Od początku tego roku na torowiskach kolejowych w Szwecji zginęło ponad sześćdziesiąt psów i osiemset reniferów. Urząd Drogowy wydaje miliony koron na odszkodowania dla właścicieli zwierząt - informuje "Metro".
Jak podaje „Metro”, w 2011 roku Urząd Drogowy wypłacił około 16 milionów koron odszkodowania właścicielom zwierząt, które zostały zabite przez pociągi. Najczęściej na torowiskach giną renifery. W ciągu ostatnich 2 lat wypłacono odszkodowania za 3000 sztuk. Jeżeli zwierzę przeżyje, Urząd Drogowy ponosi koszty leczenie.

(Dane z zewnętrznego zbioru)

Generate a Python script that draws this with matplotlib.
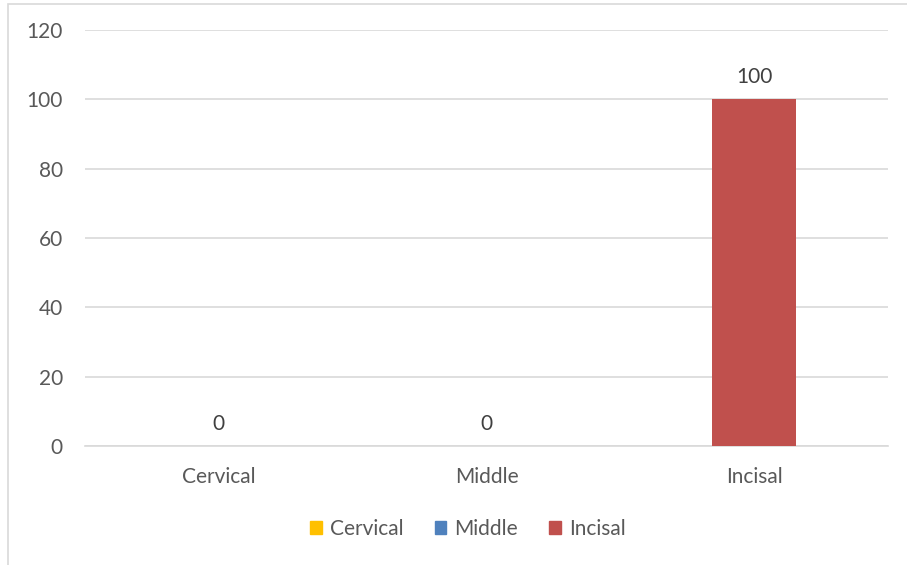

W Szwecji prowadzone są działania prewencyjne, które mają zmniejszyć liczbę wypadków. Jednak, jak podaje „Metro”, są one prawie bezskuteczne.
W pobliżu torowisk puszczano na przykład głośną muzykę. - Wydaje się, że zwierzęta przyzwyczaiły się do tych melodii – mówi gazecie „Metro” Maj Britt Andersson z Urzędu Drogowego. Postawione mają zostać specjalne bariery, które utrudnią zwierzętom wbieganie na torowiska.
Jak podaje „Metro”, największe odszkodowania przyznawane są właścicielom koni. Za każde zwierzę dostają ok. 20 tys. koron. Właściciele Reniferów dostają tymczasem jedynie 3000 koron.